(Originally written about one week post-decision)
When I think back to my early childhood, I remember looking like a boy. My mother kept my hair short with the idea that it would be thicker later. People would often mistake me for a boy. My dad, who worked as a plumber for a community of Hasidic Jews in downstate New York, even used this to his advantage when he needed to take me to work. It was forbidden for him to take me there alone, without my mother there, since I was a girl. But since he could pass me off as his son, things were fine. I remember beaming when his boss, the grand rabbi, asked him: “Is this your son?” Sometimes, he would let me help him with his work. I got to clean fittings. He would look at me with pride when I said things like: “I’m not afraid to get my hands dirty like my brother!”
During this period, when I was under 8 or so, I often visualised myself as a boy or emulated male role models. I would dream of being Robin Hood. Or I would tell my family to call me by a male name, like “Bernie.” Bernie was a friend of the family who had a son named after him. I thought the son was cute (he was a teen at the time) and decided I wanted to be like him. My family thought it was odd but they humoured me.

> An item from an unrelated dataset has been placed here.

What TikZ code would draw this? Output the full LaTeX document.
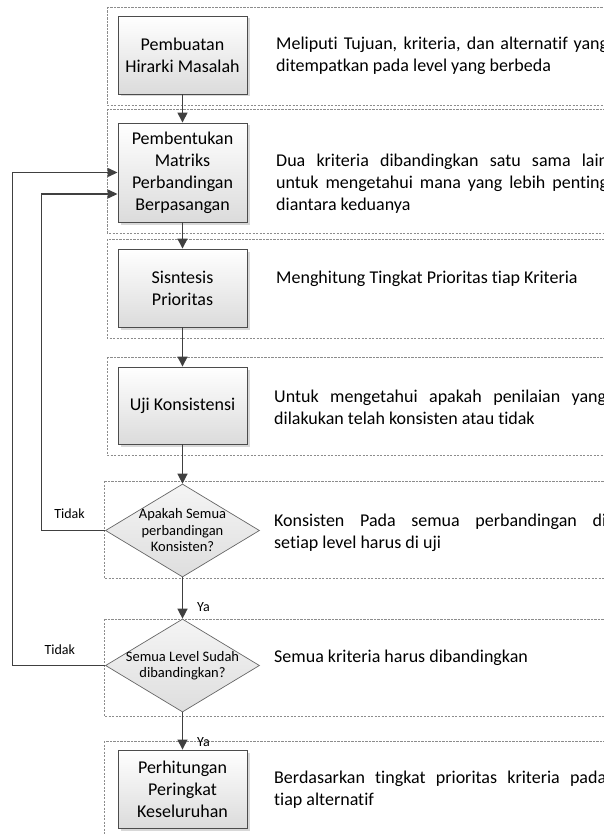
\documentclass[tikz,border=0pt]{standalone}
\usepackage{fontspec}
\setmainfont{Carlito}[Ligatures=NoCommon]
\usetikzlibrary{shapes.geometric,arrows.meta,shadows}
\newlength{\colw}
\setlength{\colw}{332pt}
\newcommand{\jline}[1]{\makebox[\colw][s]{#1}}
\begin{document}
\begin{tikzpicture}[x=1pt,y=-1pt,
  panel/.style={draw=black!45, dash pattern=on 2.2pt off 1.3pt, line width=0.6pt},
  procbox/.style={draw=black!70, line width=0.9pt, top color=white, bottom color=black!14,
    minimum width=129pt, inner sep=2pt, align=center, font=\fontsize{18}{22}\selectfont,
    drop shadow={shadow xshift=2.5pt, shadow yshift=-2.5pt, fill=black!30, opacity=0.5}},
  decision/.style={diamond, draw=black!60, line width=0.7pt, top color=black!4, bottom color=black!13,
    minimum width=154pt, minimum height=93pt, inner sep=0pt},
  dtext/.style={align=center, font=\fontsize{14.5}{16.5}\selectfont, inner sep=0pt},
  desc/.style={anchor=west, align=left, inner sep=0pt, font=\fontsize{18}{22}\selectfont},
  lbl/.style={font=\fontsize{14}{16}\selectfont, inner sep=0pt},
  flow/.style={draw=black!75, line width=1.4pt, -{Triangle[length=10pt,width=10pt]}},
  loopflow/.style={draw=black!75, line width=1.4pt, -{Triangle[length=10pt,width=9pt]}},
]
\useasboundingbox (0,0) rectangle (603,834);

% lanes
\draw[panel] (107,7) rectangle (640,105);
\draw[panel] (107,109) rectangle (640,233);
\draw[panel] (107,239) rectangle (640,338);
\draw[panel] (107,357) rectangle (640,455);
\draw[panel] (104,481) rectangle (640,578);
\draw[panel] (104,619) rectangle (640,716);
\draw[panel] (104,741) rectangle (640,860);

% process boxes
\node[procbox, minimum height=78pt] (b1) at (182.5,55) {Pembuatan\\Hirarki Masalah};
\node[procbox, minimum height=99pt] (b2) at (182.5,172.5) {Pembentukan\\Matriks\\Perbandingan\\Berpasangan};
\node[procbox, minimum height=78pt] (b3) at (182.5,288) {Sisntesis\\Prioritas};
\node[procbox, minimum height=77pt] (b4) at (182.5,405.5) {Uji Konsistensi};
\node[decision] (d1) at (182.5,530.5) {};
\node[dtext] (d1t) at (d1.center) {Apakah Semua\\perbandingan\\Konsisten?};
\node[decision] (d2) at (182.5,665.5) {};
\node[dtext] (d2t) at (d2.center) {Semua Level Sudah\\dibandingkan?};
\node[procbox, minimum height=78pt] (b7) at (182.5,789) {Perhitungan\\Peringkat\\Keseluruhan};

% descriptions
\node[desc] (t1) at (276,56) {\jline{Meliputi Tujuan, kriteria, dan alternatif yang}\\ditempatkan pada level yang berbeda};
\node[desc] (t2) at (276,183.5) {\jline{Dua kriteria dibandingkan satu sama lain}\\\jline{untuk mengetahui mana yang lebih penting}\\diantara keduanya};
\node[desc] (t3) at (276,279) {Menghitung Tingkat Prioritas tiap Kriteria};
\node[desc] (t4) at (274,407) {\jline{Untuk mengetahui apakah penilaian yang}\\dilakukan telah konsisten atau tidak};
\node[desc] (t5) at (274,533) {\jline{Konsisten Pada semua perbandingan di}\\setiap level harus di uji};
\node[desc] (t6) at (274,658) {Semua kriteria harus dibandingkan};
\node[desc] (t7) at (274,790) {\jline{Berdasarkan tingkat prioritas kriteria pada}\\tiap alternatif};

% main flow
\draw[flow] (b1) -- (b2);
\draw[flow] (b2) -- (b3);
\draw[flow] (b3) -- (b4);
\draw[flow] (b4) -- (d1);
\draw[flow] (d1) -- node[lbl, anchor=west, xshift=14pt, pos=0.71] {Ya} (d2);
\draw[flow] (d2) -- node[lbl, anchor=west, xshift=14pt, pos=0.79] {Ya} (b7);

% feedback loops
\coordinate (b2in) at ([yshift=-21.5pt]b2.west);
\draw[loopflow] (d1.west) -- node[lbl, pos=0.56, yshift=17pt] {Tidak} ++(-63.5,0) |- (b2in);
\draw[loopflow] (d2.west) -- node[lbl, pos=0.49, yshift=16pt] {Tidak} ++(-92.5,0) |- (b2.west);
\end{tikzpicture}
\end{document}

I didn’t like to play with dolls, except for one that had a phone, and it was more about the phone than the doll. I had stuffed animals though. But mostly, I loved to play with trucks, tractors and matchbox cars.
When I was 8 or 9 or thereabouts, I was sitting in the middle of a shopping mall with my dad. We were waiting for my mom, who was in some store trying on bras or something. I saw a girl about my age or a little older walk by with her parents. She was wearing a cutesie little purple dress. I turned to my dad and said: “Look at that stupid girl!” He gave me a stern look and asked me why I called her that. “She’s wearing a DRESS!” I replied in a disgusted tone. He told me I should wear dresses sometimes. “You’re a girl, ain’t you?” He explained to me that at my age, it was time I started thinking about becoming more feminine. Girls wear dresses and this is natural, he told me. I can’t grow up to be a boy, I have to be a girl. Apparently, he had once broken up with a girl as a teenager because she never wore skirts.

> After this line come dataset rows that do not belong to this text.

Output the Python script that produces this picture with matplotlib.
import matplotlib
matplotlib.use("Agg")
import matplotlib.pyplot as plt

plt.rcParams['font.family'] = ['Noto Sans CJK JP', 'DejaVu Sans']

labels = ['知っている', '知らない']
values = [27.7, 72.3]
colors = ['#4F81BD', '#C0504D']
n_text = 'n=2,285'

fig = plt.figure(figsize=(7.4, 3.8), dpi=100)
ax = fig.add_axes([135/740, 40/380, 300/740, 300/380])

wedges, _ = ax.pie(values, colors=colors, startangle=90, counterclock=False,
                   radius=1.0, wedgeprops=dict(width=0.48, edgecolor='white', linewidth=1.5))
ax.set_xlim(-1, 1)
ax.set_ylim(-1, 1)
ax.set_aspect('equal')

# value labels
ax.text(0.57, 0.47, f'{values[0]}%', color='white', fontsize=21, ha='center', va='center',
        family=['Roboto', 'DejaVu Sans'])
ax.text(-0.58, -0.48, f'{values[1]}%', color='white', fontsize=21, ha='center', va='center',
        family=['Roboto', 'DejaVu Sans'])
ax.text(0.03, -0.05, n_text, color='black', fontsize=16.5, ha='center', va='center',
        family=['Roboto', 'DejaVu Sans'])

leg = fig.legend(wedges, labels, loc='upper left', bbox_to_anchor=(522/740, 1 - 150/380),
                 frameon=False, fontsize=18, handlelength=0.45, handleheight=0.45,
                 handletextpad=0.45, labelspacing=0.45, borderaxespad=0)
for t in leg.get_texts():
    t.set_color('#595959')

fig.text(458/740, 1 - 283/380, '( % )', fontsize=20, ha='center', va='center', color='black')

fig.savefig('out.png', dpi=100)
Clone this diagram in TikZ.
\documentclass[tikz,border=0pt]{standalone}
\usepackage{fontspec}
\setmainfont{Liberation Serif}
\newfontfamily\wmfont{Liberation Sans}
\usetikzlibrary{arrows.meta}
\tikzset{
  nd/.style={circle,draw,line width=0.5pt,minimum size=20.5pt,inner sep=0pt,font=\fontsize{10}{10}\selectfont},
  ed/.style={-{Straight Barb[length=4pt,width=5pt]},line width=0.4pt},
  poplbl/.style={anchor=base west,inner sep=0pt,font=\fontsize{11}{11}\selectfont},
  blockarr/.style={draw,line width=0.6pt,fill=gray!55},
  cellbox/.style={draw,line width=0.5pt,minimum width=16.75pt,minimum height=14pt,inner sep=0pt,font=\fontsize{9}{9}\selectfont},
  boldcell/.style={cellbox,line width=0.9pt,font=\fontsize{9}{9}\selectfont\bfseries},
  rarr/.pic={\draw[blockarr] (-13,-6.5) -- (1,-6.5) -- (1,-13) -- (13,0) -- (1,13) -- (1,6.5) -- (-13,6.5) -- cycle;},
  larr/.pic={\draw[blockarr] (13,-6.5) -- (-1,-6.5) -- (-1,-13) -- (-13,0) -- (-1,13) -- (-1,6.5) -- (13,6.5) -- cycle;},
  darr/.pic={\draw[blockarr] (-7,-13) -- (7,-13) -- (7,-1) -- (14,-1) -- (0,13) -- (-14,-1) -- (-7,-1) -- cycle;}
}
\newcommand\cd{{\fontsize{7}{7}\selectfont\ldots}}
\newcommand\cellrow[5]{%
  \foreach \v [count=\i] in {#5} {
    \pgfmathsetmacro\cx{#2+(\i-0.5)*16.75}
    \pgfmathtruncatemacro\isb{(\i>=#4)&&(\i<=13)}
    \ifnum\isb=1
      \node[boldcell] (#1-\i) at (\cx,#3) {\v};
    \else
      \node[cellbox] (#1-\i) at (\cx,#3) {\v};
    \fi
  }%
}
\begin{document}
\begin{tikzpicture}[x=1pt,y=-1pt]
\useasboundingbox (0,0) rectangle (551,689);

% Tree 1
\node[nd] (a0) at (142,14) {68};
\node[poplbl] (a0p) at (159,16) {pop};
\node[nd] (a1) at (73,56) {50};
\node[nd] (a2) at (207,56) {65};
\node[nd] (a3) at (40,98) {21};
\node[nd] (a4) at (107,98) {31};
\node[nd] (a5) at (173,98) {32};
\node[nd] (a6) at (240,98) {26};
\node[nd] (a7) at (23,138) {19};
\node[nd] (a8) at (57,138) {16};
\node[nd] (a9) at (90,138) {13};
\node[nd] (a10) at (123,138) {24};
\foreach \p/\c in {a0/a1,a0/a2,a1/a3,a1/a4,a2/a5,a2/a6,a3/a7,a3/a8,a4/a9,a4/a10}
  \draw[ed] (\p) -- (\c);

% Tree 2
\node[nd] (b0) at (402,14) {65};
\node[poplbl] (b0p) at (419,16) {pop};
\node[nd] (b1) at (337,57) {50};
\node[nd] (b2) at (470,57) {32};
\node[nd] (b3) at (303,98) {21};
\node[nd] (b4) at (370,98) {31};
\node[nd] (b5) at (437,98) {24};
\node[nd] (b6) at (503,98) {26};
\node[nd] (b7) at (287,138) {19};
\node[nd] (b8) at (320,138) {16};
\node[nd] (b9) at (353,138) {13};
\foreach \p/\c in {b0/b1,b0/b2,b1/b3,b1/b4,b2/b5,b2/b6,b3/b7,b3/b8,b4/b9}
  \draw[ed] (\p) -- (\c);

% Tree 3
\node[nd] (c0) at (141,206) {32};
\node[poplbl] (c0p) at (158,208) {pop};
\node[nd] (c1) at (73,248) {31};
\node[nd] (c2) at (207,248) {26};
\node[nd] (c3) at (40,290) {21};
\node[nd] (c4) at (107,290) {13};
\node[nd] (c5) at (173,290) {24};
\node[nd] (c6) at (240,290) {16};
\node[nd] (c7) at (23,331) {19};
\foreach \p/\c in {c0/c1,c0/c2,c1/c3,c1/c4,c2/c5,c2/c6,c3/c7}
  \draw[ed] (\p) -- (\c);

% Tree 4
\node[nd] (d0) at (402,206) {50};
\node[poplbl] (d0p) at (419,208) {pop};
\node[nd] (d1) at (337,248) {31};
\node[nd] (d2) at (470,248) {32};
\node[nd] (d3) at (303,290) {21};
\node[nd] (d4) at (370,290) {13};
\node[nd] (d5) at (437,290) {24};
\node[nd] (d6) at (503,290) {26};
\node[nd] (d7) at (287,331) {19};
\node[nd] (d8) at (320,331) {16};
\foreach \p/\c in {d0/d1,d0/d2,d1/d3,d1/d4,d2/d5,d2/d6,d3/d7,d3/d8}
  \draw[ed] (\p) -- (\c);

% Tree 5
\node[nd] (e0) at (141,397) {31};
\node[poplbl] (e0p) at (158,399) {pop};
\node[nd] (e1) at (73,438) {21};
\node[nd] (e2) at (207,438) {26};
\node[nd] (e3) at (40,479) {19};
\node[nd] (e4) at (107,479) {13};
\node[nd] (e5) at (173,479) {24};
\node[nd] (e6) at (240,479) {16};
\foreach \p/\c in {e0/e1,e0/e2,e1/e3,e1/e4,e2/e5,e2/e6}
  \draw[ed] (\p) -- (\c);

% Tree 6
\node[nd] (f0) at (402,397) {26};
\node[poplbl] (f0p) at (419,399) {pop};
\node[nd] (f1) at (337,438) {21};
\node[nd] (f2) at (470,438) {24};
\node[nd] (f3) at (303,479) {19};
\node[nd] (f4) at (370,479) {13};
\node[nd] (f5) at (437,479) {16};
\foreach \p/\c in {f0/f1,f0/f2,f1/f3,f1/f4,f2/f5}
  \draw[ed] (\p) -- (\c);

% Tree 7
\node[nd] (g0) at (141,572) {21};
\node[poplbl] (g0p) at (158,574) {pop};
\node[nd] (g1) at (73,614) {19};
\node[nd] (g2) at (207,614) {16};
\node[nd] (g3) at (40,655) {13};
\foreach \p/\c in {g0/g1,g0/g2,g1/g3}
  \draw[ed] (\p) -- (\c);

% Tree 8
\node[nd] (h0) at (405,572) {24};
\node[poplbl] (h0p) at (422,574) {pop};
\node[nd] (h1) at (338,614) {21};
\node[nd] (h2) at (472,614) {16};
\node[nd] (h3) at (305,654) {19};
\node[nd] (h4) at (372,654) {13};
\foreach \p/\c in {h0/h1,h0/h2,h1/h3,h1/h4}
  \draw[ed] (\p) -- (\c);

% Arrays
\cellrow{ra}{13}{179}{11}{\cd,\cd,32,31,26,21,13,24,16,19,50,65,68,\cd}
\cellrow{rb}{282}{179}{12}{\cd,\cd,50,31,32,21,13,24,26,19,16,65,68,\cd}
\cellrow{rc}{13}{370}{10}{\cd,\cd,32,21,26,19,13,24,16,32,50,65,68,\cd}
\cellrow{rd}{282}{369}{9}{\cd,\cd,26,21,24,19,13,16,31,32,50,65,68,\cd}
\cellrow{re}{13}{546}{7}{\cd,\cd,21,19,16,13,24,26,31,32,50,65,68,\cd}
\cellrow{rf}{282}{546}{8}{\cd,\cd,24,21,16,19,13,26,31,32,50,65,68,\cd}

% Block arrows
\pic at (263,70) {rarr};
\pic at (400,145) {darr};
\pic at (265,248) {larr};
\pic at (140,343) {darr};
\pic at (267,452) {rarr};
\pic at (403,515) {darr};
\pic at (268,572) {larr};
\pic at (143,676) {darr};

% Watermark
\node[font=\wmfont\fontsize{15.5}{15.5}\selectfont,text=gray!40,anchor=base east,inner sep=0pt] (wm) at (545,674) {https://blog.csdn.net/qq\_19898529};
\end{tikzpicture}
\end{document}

I was shattered. What happened to the dad who proudly looked at me when my hands were covered in soot? What happened to the dad who bragged about his tomboyish sister Charlie (after whom I was named . . .my middle name being Charlotte) who used to pick fights with boys? What had I done to make him want a daughter instead of me? It was on that day that my futile quest to achieve femininity in the name of pleasing a man began. And this day was echoed over and over in all the relationships I proceeded to have with boys and men throughout my teens and 20s.
In spite of my need to feminise myself, there was always a part of me that kept the desire to be a boy, or at least boyish. Throughout elementary school, I was confronted with gender norms that left me frustrated and awkward over and over again. In the first grade, my parents switched me from the local public school to a private catholic school. The school year had already started so I had to wait several weeks for my uniform (a jumper-style dress). Since my mom sent me to school in pants and I still had short hair, people mistook me for a boy constantly. The girls would shoo me out of the girls room.
At first, I played tag with the boys at recess and I was happy. They let me begin to play with them because they thought I was a boy. Then, when I got my uniform, they let me keep playing with them even when they found out I was a girl. One day, I felt overwhelming pressure to go play with the girls. I don’t know if it was repeated comments by the girls or by the playground monitors but I just stopped in the middle of a tag game and told the boys that I had to leave. They gathered around me in a circle and asked me why. I said: “I think I have to go play with the girls now.” They just looked at me silently, confused. To this day, I don’t know if they were genuinely sad to see a playmate go or if they were disappointed at losing the easiest target. “Don’t go!” a few of them said. I turned my back sadly and walked toward a circle of girls who were in my class. I was handed a Barbie doll and it all went downhill from there.
The next day, I decided that I couldn’t take it anymore. I couldn’t stand playing house and playing with Barbies. I tried to go back to the boys but they rejected me. I had betrayed them and they weren’t taking me back. I spent the next few days of recess following them around to no avail. This was my first confrontation with the irrevokable nature of some of the actions we take in life and with the feeling of despair in one’s stomach when one realises that they only have themselves to blame for the suffering they are enduring.